但是,我想不出一种方法来遍历该列并比较所计算的中位数滚动。
这里是我到目前为止的代码
import pandas as pd
import numpy as np
def median_filter(df, window):
cnt = 0
median = df['b'].rolling(window).median()
std = df['b'].rolling(window).std()
for row in df.b:
#compare each value to its median
df = pd.DataFrame(np.random.randint(0,100,size=(100,2)), columns = ['a', 'b'])
median_filter(df, 10)
我如何遍历并比较每个点并将其删除?
仅过滤数据框
df['median']= df['b'].rolling(window).median()

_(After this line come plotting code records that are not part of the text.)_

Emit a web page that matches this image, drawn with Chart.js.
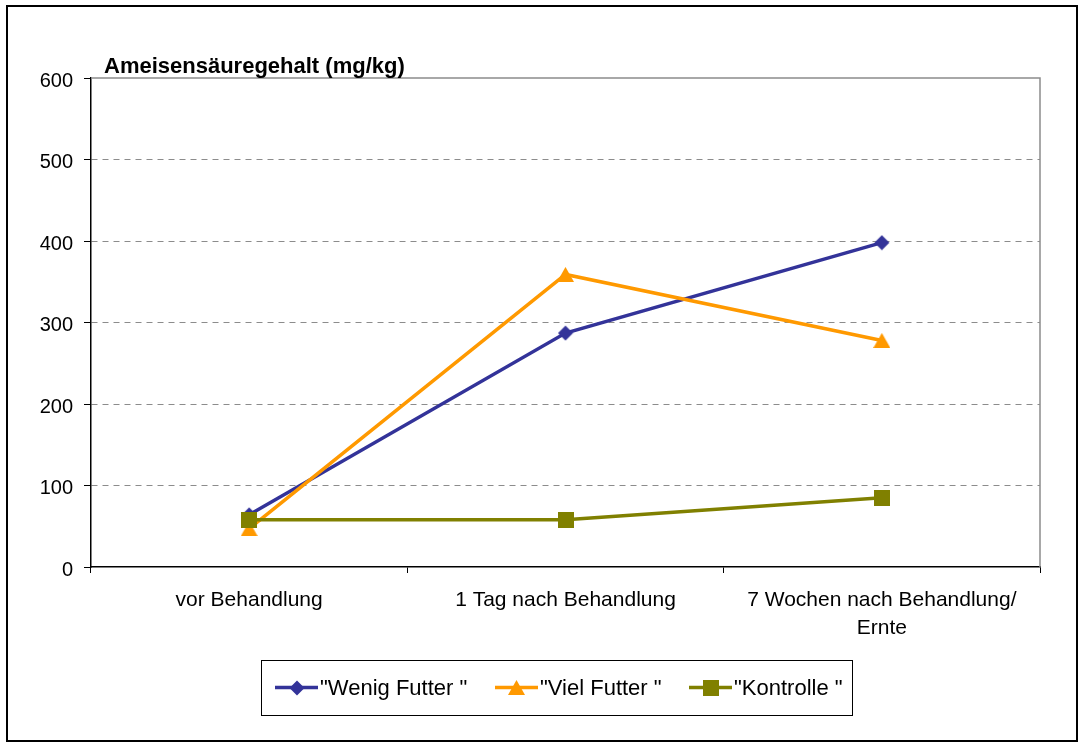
<!DOCTYPE html>
<html>
<head>
<meta charset="utf-8">
<script src="https://cdn.jsdelivr.net/npm/chart.js@4.4.1/dist/chart.umd.min.js"></script>
<style>
  html, body { margin: 0; padding: 0; background: #fff; }
  #wrap { position: relative; width: 1082px; height: 742px; }
  canvas { display: block; }
</style>
</head>
<body>
<div id="wrap"><canvas id="c" width="1082" height="742"></canvas></div>
<script>
const categories = ["vor Behandlung", "1 Tag nach Behandlung", ["7 Wochen nach Behandlung/", "Ernte"]];
const wenigFutter = [64, 287, 398];
const vielFutter = [47, 359, 278];
const kontrolle = [58, 58, 85];
const seriesNames = ['"Wenig Futter "', '"Viel Futter "', '"Kontrolle "'];
const yTicks = [0, 100, 200, 300, 400, 500, 600];
const yTitle = "Ameisensäuregehalt (mg/kg)";

const FONT = "'Liberation Sans', Arial, sans-serif";
const colors = ['#333399', '#FF9900', '#808000'];

function makeMarker(kind, color) {
  const c = document.createElement('canvas');
  if (kind === 'triangle') { c.width = 17; c.height = 15; }
  else { c.width = 16; c.height = 16; }
  const ctx = c.getContext('2d');
  ctx.fillStyle = color;
  if (kind === 'diamond') {
    ctx.beginPath();
    ctx.moveTo(8, 0.5); ctx.lineTo(15.5, 8); ctx.lineTo(8, 15.5); ctx.lineTo(0.5, 8);
    ctx.closePath(); ctx.fill();
  } else if (kind === 'triangle') {
    ctx.beginPath();
    ctx.moveTo(8.5, 0); ctx.lineTo(17, 15); ctx.lineTo(0, 15);
    ctx.closePath(); ctx.fill();
  } else {
    ctx.fillRect(0, 0, 16, 16);
  }
  return c;
}
const markers = [makeMarker('diamond', colors[0]), makeMarker('triangle', colors[1]), makeMarker('square', colors[2])];

const frame = {
  id: 'frame',
  beforeDraw(chart) {
    const ctx = chart.ctx;
    ctx.save();
    ctx.fillStyle = '#fff';
    ctx.fillRect(0, 0, chart.width, chart.height);
    ctx.restore();
  },
  afterDraw(chart) {
    const ctx = chart.ctx;
    const a = chart.chartArea;
    ctx.save();
    ctx.strokeStyle = '#8c8c8c';
    ctx.lineWidth = 1.5;
    ctx.beginPath();
    ctx.moveTo(a.left, a.top);
    ctx.lineTo(a.right, a.top);
    ctx.lineTo(a.right, a.bottom);
    ctx.stroke();
    ctx.strokeStyle = '#000';
    ctx.lineWidth = 2;
    ctx.strokeRect(7, 6, 1070, 735);
    ctx.fillStyle = '#000';
    ctx.font = 'bold 22px ' + FONT;
    ctx.textBaseline = 'alphabetic';
    ctx.textAlign = 'left';
    ctx.fillText(yTitle, 104, 72.5);
    const lx = 261, ly = 660, lw = 591, lh = 55;
    ctx.strokeStyle = '#000';
    ctx.lineWidth = 1;
    ctx.strokeRect(lx + 0.5, ly + 0.5, lw, lh);
    const cy = ly + lh / 2;
    const itemX = [275, 495, 689];
    chart.data.datasets.forEach((ds, i) => {
      const x0 = itemX[i];
      ctx.strokeStyle = ds.borderColor;
      ctx.lineWidth = 3.5;
      ctx.beginPath();
      ctx.moveTo(x0, cy);
      ctx.lineTo(x0 + 43, cy);
      ctx.stroke();
      const m = markers[i];
      ctx.drawImage(m, Math.round(x0 + 21.5 - m.width / 2), Math.round(cy - m.height / 2));
      ctx.fillStyle = '#000';
      ctx.font = '22px ' + FONT;
      ctx.textBaseline = 'middle';
      ctx.fillText(ds.label, x0 + 45, cy + 1);
    });
    ctx.restore();
  }
};

const datasets = [
  { label: seriesNames[0], data: wenigFutter },
  { label: seriesNames[1], data: vielFutter },
  { label: seriesNames[2], data: kontrolle }
];
datasets.forEach((d, i) => {
  d.borderColor = colors[i];
  d.backgroundColor = colors[i];
  d.pointStyle = markers[i];
  d.pointRadius = 8;
  d.pointHoverRadius = 8;
  d.borderWidth = 3.5;
  d.tension = 0;
  d.fill = false;
  d.order = datasets.length - i;
});

new Chart(document.getElementById('c'), {
  type: 'line',
  data: { labels: categories, datasets },
  options: {
    responsive: false,
    animation: false,
    events: [],
    layout: { padding: { left: 11, top: 78, right: 42, bottom: 0 } },
    plugins: {
      legend: { display: false },
      tooltip: { enabled: false },
      title: { display: false }
    },
    scales: {
      x: {
        type: 'category',
        offset: true,
        grid: {
          offset: true,
          drawOnChartArea: false,
          drawTicks: true,
          tickLength: 6,
          tickColor: '#000',
          tickWidth: 1
        },
        border: { display: true, color: '#000', width: 1.5 },
        ticks: {
          color: '#000',
          font: { family: FONT, size: 21, lineHeight: 1.3 },
          padding: 14,
          maxRotation: 0,
          autoSkip: false
        },
        afterFit(scale) { scale.height = 175; }
      },
      y: {
        min: 0,
        max: 600,
        afterBuildTicks(scale) { scale.ticks = yTicks.map(v => ({ value: v })); },
        grid: {
          color: c => (c.tick && (c.tick.value === 0 || c.tick.value === 600)) ? 'rgba(0,0,0,0)' : '#8c8c8c',
          lineWidth: 1,
          drawTicks: true,
          tickLength: 7,
          tickColor: '#000',
          tickWidth: 1
        },
        border: { display: true, color: '#000', width: 1.5, dash: [6, 5] },
        ticks: {
          color: '#000',
          font: { family: FONT, size: 20 },
          padding: 11,
          labelOffset: 3
        },
        afterFit(scale) { scale.width = 80; }
      }
    }
  },
  plugins: [frame]
});
</script>
</body>
</html>
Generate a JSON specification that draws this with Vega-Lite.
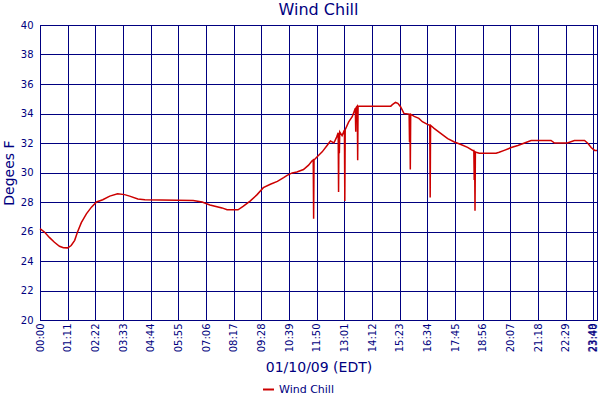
{
  "$schema": "https://vega.github.io/schema/vega-lite/v6.json",
  "width": 557,
  "height": 295,
  "autosize": "none",
  "padding": {"left": 40, "top": 25, "right": 3, "bottom": 80},
  "background": "white",
  "title": {"text": "Wind Chill", "font": "DejaVu Sans", "fontSize": 16, "fontWeight": "normal", "color": "#000080", "offset": 2},
  "config": {
    "view": {"stroke": "#000080", "strokeWidth": 1},
    "axis": {
      "domainColor": "#000080", "gridColor": "#000080", "gridOpacity": 1, "gridWidth": 1,
      "ticks": false, "labelColor": "#000080", "labelFont": "DejaVu Sans", "labelFontSize": 10,
      "titleColor": "#000080", "titleFont": "DejaVu Sans", "titleFontSize": 14, "titleFontWeight": "normal"
    }
  },
  "data": {"values": [
    {"m":0,"v":26.2},{"m":12,"v":25.95},{"m":24,"v":25.6},{"m":37,"v":25.27},{"m":50,"v":25.0},{"m":60,"v":24.9},{"m":71,"v":24.89},{"m":80,"v":25.05},{"m":89,"v":25.4},{"m":96,"v":25.95},{"m":106,"v":26.6},{"m":119,"v":27.2},{"m":132,"v":27.65},{"m":145,"v":28.0},{"m":161,"v":28.15},{"m":179,"v":28.4},{"m":199,"v":28.56},{"m":217,"v":28.5},{"m":230,"v":28.4},{"m":251,"v":28.2},{"m":269,"v":28.15},{"m":393,"v":28.1},{"m":416,"v":28.0},{"m":436,"v":27.8},{"m":467,"v":27.6},{"m":480,"v":27.47},{"m":508,"v":27.47},{"m":521,"v":27.7},{"m":539,"v":28.06},{"m":557,"v":28.5},{"m":573,"v":28.97},{"m":591,"v":29.2},{"m":609,"v":29.4},{"m":625,"v":29.65},{"m":634,"v":29.8},{"m":647,"v":29.97},{"m":659,"v":30.03},{"m":676,"v":30.2},{"m":689,"v":30.5},{"m":698,"v":30.8},{"m":701,"v":30.85},{"m":702,"v":26.86},{"m":703,"v":30.85},{"m":715,"v":31.17},{"m":724,"v":31.4},{"m":737,"v":31.85},{"m":745,"v":32.14},{"m":754,"v":32.0},{"m":761,"v":32.4},{"m":765,"v":32.7},{"m":766,"v":28.67},{"m":767,"v":32.7},{"m":768,"v":31.3},{"m":769,"v":32.75},{"m":775,"v":32.5},{"m":781,"v":32.87},{"m":782,"v":28.06},{"m":783,"v":32.9},{"m":792,"v":33.43},{"m":801,"v":33.78},{"m":809,"v":34.35},{"m":810,"v":32.76},{"m":811,"v":34.4},{"m":814,"v":34.5},{"m":815,"v":30.83},{"m":816,"v":34.5},{"m":900,"v":34.5},{"m":904,"v":34.6},{"m":912,"v":34.75},{"m":918,"v":34.69},{"m":925,"v":34.46},{"m":934,"v":34.0},{"m":947,"v":33.96},{"m":948,"v":32.07},{"m":949,"v":33.95},{"m":950,"v":30.2},{"m":951,"v":33.95},{"m":960,"v":33.8},{"m":972,"v":33.67},{"m":981,"v":33.44},{"m":994,"v":33.26},{"m":1000,"v":33.2},{"m":1001,"v":28.3},{"m":1002,"v":33.2},{"m":1011,"v":32.99},{"m":1028,"v":32.65},{"m":1046,"v":32.3},{"m":1063,"v":32.07},{"m":1080,"v":31.9},{"m":1097,"v":31.7},{"m":1110,"v":31.5},{"m":1113,"v":31.5},{"m":1114,"v":29.5},{"m":1115,"v":31.45},{"m":1116,"v":27.4},{"m":1117,"v":31.4},{"m":1121,"v":31.35},{"m":1127,"v":31.3},{"m":1170,"v":31.3},{"m":1178,"v":31.37},{"m":1191,"v":31.5},{"m":1209,"v":31.69},{"m":1226,"v":31.83},{"m":1243,"v":32.0},{"m":1260,"v":32.17},{"m":1311,"v":32.17},{"m":1320,"v":32.0},{"m":1353,"v":32.0},{"m":1371,"v":32.17},{"m":1397,"v":32.17},{"m":1406,"v":31.97},{"m":1414,"v":31.69},{"m":1423,"v":31.5},{"m":1429,"v":31.5}
  ]},
  "mark": {"type": "line", "strokeWidth": 1.5, "interpolate": "linear"},
  "encoding": {
    "x": {
      "field": "m", "type": "quantitative",
      "scale": {"domain": [0, 1429], "nice": false, "zero": false},
      "axis": {
        "values": [0,71,142,213,284,355,426,497,568,639,710,781,852,923,994,1065,1136,1207,1278,1349,1420,1429],
        "labelExpr": "utcFormat(datum.value * 60000, '%H:%M')",
        "labelAngle": 270, "labelOverlap": false, "labelBound": false, "labelFlush": false,
        "labelBaseline": {"expr": "datum.value == 1429 ? 'bottom' : 'middle'"},
        "labelPadding": 3, "title": "01/10/09 (EDT)", "titlePadding": 9
      }
    },
    "y": {
      "field": "v", "type": "quantitative",
      "scale": {"domain": [20, 40], "nice": false, "zero": false},
      "axis": {"values": [20,22,24,26,28,30,32,34,36,38,40], "labelPadding": 7, "title": "Degees F", "titlePadding": 4}
    },
    "color": {
      "datum": "Wind Chill", "type": "nominal",
      "scale": {"range": ["#CC0000"]},
      "legend": {
        "orient": "none", "legendX": 222, "legendY": 358, "title": null,
        "labelFont": "DejaVu Sans", "labelFontSize": 11, "labelColor": "#000080",
        "symbolType": "stroke", "symbolStrokeWidth": 2, "symbolSize": 120
      }
    }
  }
}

df['std'] = df['b'].rolling(window).std()
#filter setup
df = df[(df.b <= df['median']+3*df['std']) & (df.b >= df['median']-3*df['std'])]
可能会有更泛泛的方法来执行此操作-这有点麻烦,它依赖于一种将原始df的索引映射到每个滚动窗口的手动方法。 (我选了6号)。直到第6行的记录与first窗口关联;第7行是第二个窗口,依此类推。
n = 100
df = pd.DataFrame(np.random.randint(0,n,size=(n,2)), columns = ['a','b'])
## set window size
window=6
std = 1 # I set it at just 1; with real data and larger windows, can be larger
## create df with rolling stats, upper and lower bounds
bounds = pd.DataFrame({'median':df['b'].rolling(window).median(),
'std':df['b'].rolling(window).std()})
bounds['upper']=bounds['median']+bounds['std']*std
bounds['lower']=bounds['median']-bounds['std']*std
## here, we set an identifier for each window which maps to the original df
## the first six rows are the first window; then each additional row is a new window
bounds['window_id']=np.append(np.zeros(window),np.arange(1,n-window+1))
## then we can assign the original 'b' value back to the bounds df
bounds['b']=df['b']
## and finally, keep only rows where b falls within the desired bounds
bounds.loc[bounds.eval("lower<b<upper")]
这是我创建中值过滤器的方法:
def median_filter(num_std=3):
def _median_filter(x):
_median = np.median(x)
_std = np.std(x)
s = x[-1]
return (s >= _median - num_std * _std and s <= _median + num_std * _std)
return _median_filter
df.y.rolling(window).apply(median_filter(num_std=3), raw=True)